The Smart Storage Revolution: Small Changes, Massive Impact
Here's what I want you to know: You don't need to renovate. You don't need a bigger house. You don't need to spend thousands of dollars.
You just need to reorganise what you already have in a way that respects how your brain and body actually function.
The Australian families who've made these shifts report:
- Feeling less stressed at home (even when life outside is chaotic)
- Saving 10-15 minutes every morning
- Arguing less about lost items and mess
- Actually enjoying their homes instead of just surviving them
That's not a small thing. That's your daily life improving.

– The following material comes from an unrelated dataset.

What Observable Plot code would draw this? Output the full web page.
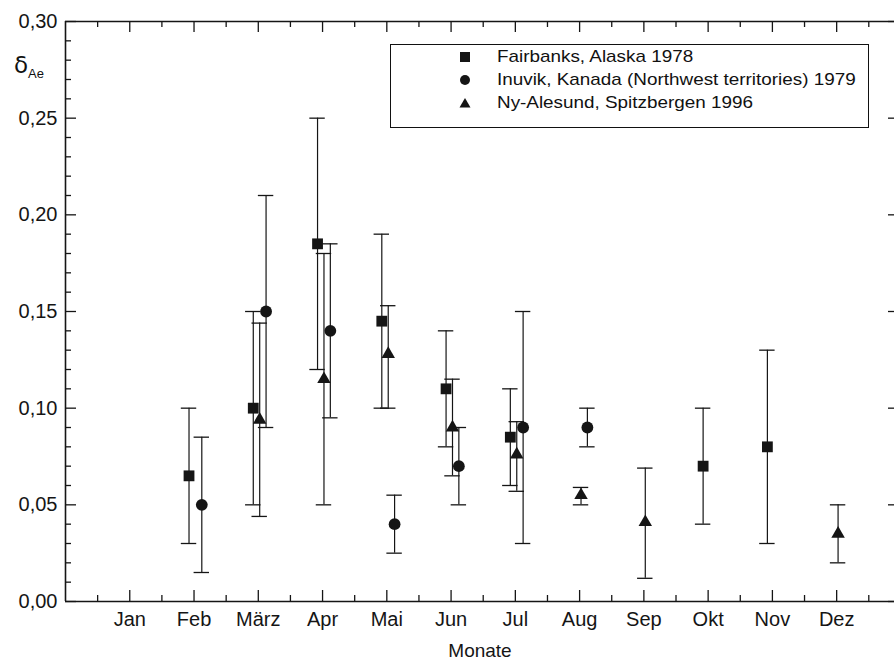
<!DOCTYPE html>
<html><head><meta charset="utf-8">
<script src="https://cdn.jsdelivr.net/npm/d3@7"></script>
<script src="https://cdn.jsdelivr.net/npm/@observablehq/plot@0.6"></script>
<style>
body{margin:0;background:#fff;overflow:hidden}
#wrap{position:relative;width:894px;height:663px;font-family:"Liberation Sans",Arial,Helvetica,sans-serif;color:#111}
#wrap > svg{position:absolute;left:0;top:0}
#legend{position:absolute;left:390px;top:44px;width:479px;height:84px;border:1.3px solid #111;background:#fff;box-sizing:border-box}
.lrow{position:absolute;left:0;height:22px;line-height:22px;font-size:17px;white-space:nowrap}
.lrow svg{position:absolute;left:68px;top:5px}
.lrow span{position:absolute;left:106px;top:0;transform:scaleX(1.11);transform-origin:0 50%}
#ylab{position:absolute;left:14px;top:50px;font-family:"DejaVu Sans",sans-serif;font-size:23px;line-height:30px;white-space:nowrap}
#ylab sub{font-family:"Liberation Sans",Arial,sans-serif;font-size:13px;vertical-align:-5px}
</style></head><body><div id="wrap"></div>
<script>
// ---- data ----
const months = ["Jan","Feb","März","Apr","Mai","Jun","Jul","Aug","Sep","Okt","Nov","Dez"];
const yTicks = [0, 0.05, 0.10, 0.15, 0.20, 0.25, 0.30];
const yTickLabels = ["0,00","0,05","0,10","0,15","0,20","0,25","0,30"];
const seriesNames = ["Fairbanks, Alaska 1978","Inuvik, Kanada (Northwest territories) 1979","Ny-Alesund, Spitzbergen 1996"];

const fairbanksMonths = ["Feb","März","Apr","Mai","Jun","Jul","Okt","Nov"];
const fairbanksValue  = [0.065,0.100,0.185,0.145,0.110,0.085,0.070,0.080];
const fairbanksLow    = [0.030,0.050,0.120,0.100,0.080,0.060,0.040,0.030];
const fairbanksHigh   = [0.100,0.150,0.250,0.190,0.140,0.110,0.100,0.130];

const inuvikMonths = ["Feb","März","Apr","Mai","Jun","Jul","Aug"];
const inuvikValue  = [0.050,0.150,0.140,0.040,0.070,0.090,0.090];
const inuvikLow    = [0.015,0.090,0.095,0.025,0.050,0.030,0.080];
const inuvikHigh   = [0.085,0.210,0.185,0.055,0.090,0.150,0.100];

const nyMonths = ["März","Apr","Mai","Jun","Jul","Aug","Sep","Dez"];
const nyValue  = [0.094,0.115,0.128,0.090,0.076,0.055,0.041,0.035];
const nyLow    = [0.044,0.050,0.100,0.065,0.057,0.050,0.012,0.020];
const nyHigh   = [0.144,0.180,0.153,0.115,0.093,0.059,0.069,0.050];

// ---- build table ----
const offsets = [-0.078, 0.121, 0.022];
function rows(si, ms, v, lo, hi) {
  return ms.map((m, i) => ({series: seriesNames[si], x: months.indexOf(m) + 1 + offsets[si], v: v[i], lo: lo[i], hi: hi[i]}));
}
const fb = rows(0, fairbanksMonths, fairbanksValue, fairbanksLow, fairbanksHigh);
const inu = rows(1, inuvikMonths, inuvikValue, inuvikLow, inuvikHigh);
const ny = rows(2, nyMonths, nyValue, nyLow, nyHigh);
const all = [...fb, ...inu, ...ny];

const monthIdx = months.map((m, i) => i + 1);
const halfMonths = [0, ...monthIdx].map(i => i + 0.5);
const yMinor = d3.range(0, 31).map(i => i / 100).filter(v => Math.round(v * 100) % 5 !== 0);
const cap = 0.12;
const ink = "#151515";

const W = 894, H = 663, mL = 65, mR = 0, mT = 21, mB = 62;
const fw = W - mL - mR, fh = H - mT - mB;
const tickStyle = {stroke: ink, strokeWidth: 1.3};

const chart = Plot.plot({
  width: W, height: H,
  marginLeft: mL, marginRight: mR, marginTop: mT, marginBottom: mB,
  style: {fontFamily: "'Liberation Sans', Arial, Helvetica, sans-serif", fontSize: "20px", background: "transparent", color: ink, overflow: "visible"},
  x: {domain: [0, 12.9], label: null},
  y: {domain: [0, 0.30], label: null},
  marks: [
    // frame
    Plot.ruleY([0, 0.30], {stroke: ink, strokeWidth: 1.6}),
    Plot.ruleX([0], {y1: 0, y2: 0.30, stroke: ink, strokeWidth: 1.6}),
    // inward ticks: bottom / top
    Plot.tickX(monthIdx, {x: d => d, insetTop: fh - 11, ...tickStyle}),
    Plot.tickX(halfMonths, {x: d => d, insetTop: fh - 6, ...tickStyle}),
    Plot.tickX(monthIdx, {x: d => d, insetBottom: fh - 11, ...tickStyle}),
    Plot.tickX(halfMonths, {x: d => d, insetBottom: fh - 6, ...tickStyle}),
    // inward ticks: left / right
    Plot.tickY(yTicks, {y: d => d, insetRight: fw - 11, ...tickStyle}),
    Plot.tickY(yMinor, {y: d => d, insetRight: fw - 6, ...tickStyle}),
    Plot.tickY(yTicks, {y: d => d, insetLeft: fw - 6, ...tickStyle}),
    // tick labels
    Plot.axisX({anchor: "bottom", ticks: monthIdx, tickSize: 0, tickPadding: 10, tickFormat: i => months[i - 1], fontSize: 20, fill: ink}),
    Plot.axisY({anchor: "left", ticks: yTicks, tickSize: 0, tickPadding: 8, tickFormat: v => yTickLabels[yTicks.indexOf(v)], fontSize: 20, fill: ink}),
    // axis title
    Plot.text(["Monate"], {frameAnchor: "bottom", dy: 42, lineAnchor: "top", fontSize: 19, fill: ink}),
    // error bars
    Plot.ruleX(all, {x: "x", y1: "lo", y2: "hi", stroke: ink, strokeWidth: 1.2}),
    Plot.ruleY(all, {y: "lo", x1: d => d.x - cap, x2: d => d.x + cap, stroke: ink, strokeWidth: 1.3}),
    Plot.ruleY(all, {y: "hi", x1: d => d.x - cap, x2: d => d.x + cap, stroke: ink, strokeWidth: 1.3}),
    // markers
    Plot.dot(fb, {x: "x", y: "v", symbol: "square", r: 6.1, fill: ink, stroke: "none"}),
    Plot.dot(inu, {x: "x", y: "v", symbol: "circle", r: 5.9, fill: ink, stroke: "none"}),
    Plot.dot(ny, {x: "x", y: "v", symbol: "triangle", r: 5.0, fill: ink, stroke: "none"})
  ]
});
const wrap = document.getElementById("wrap");
wrap.appendChild(chart);

// y-axis label
const yl = document.createElement("div");
yl.id = "ylab";
yl.innerHTML = "δ<sub>Ae</sub>";
wrap.appendChild(yl);

// legend
const leg = document.createElement("div");
leg.id = "legend";
const symbols = [
  '<rect x="1" y="1" width="10" height="10" fill="' + ink + '"/>',
  '<circle cx="6" cy="6" r="5" fill="' + ink + '"/>',
  '<path d="M6,1 L11.5,10.5 L0.5,10.5 Z" fill="' + ink + '"/>'
];
const rowTops = [1, 24, 47];
seriesNames.forEach((name, i) => {
  const r = document.createElement("div");
  r.className = "lrow";
  r.style.top = rowTops[i] + "px";
  r.innerHTML = '<svg width="12" height="12" viewBox="0 0 12 12">' + symbols[i] + '</svg><span>' + name + '</span>';
  leg.appendChild(r);
});
wrap.appendChild(leg);
</script>
</body></html>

And here's the best part: Once you set up these systems, they mostly run themselves. You're not constantly tidying. You're not fighting clutter. You're just living in a space that finally makes sense.
Your Next Step: Start With One Zone
Don't overhaul your entire house this weekend. You'll burn out, and nothing will stick.
Instead, pick one high-impact zone:
- Your entry (if mornings are chaos)
- Your kitchen bench (if meal times are stressful)
- Your bathroom (if getting ready feels like a scavenger hunt)
Apply the principles above. Give it one week. Notice what changes.
Then move to the next zone.
Small, sustainable progress beats big, exhausting overhauls every single time.
Your home should give you energy, not drain it. The science is clear. Now it's just about making it happen.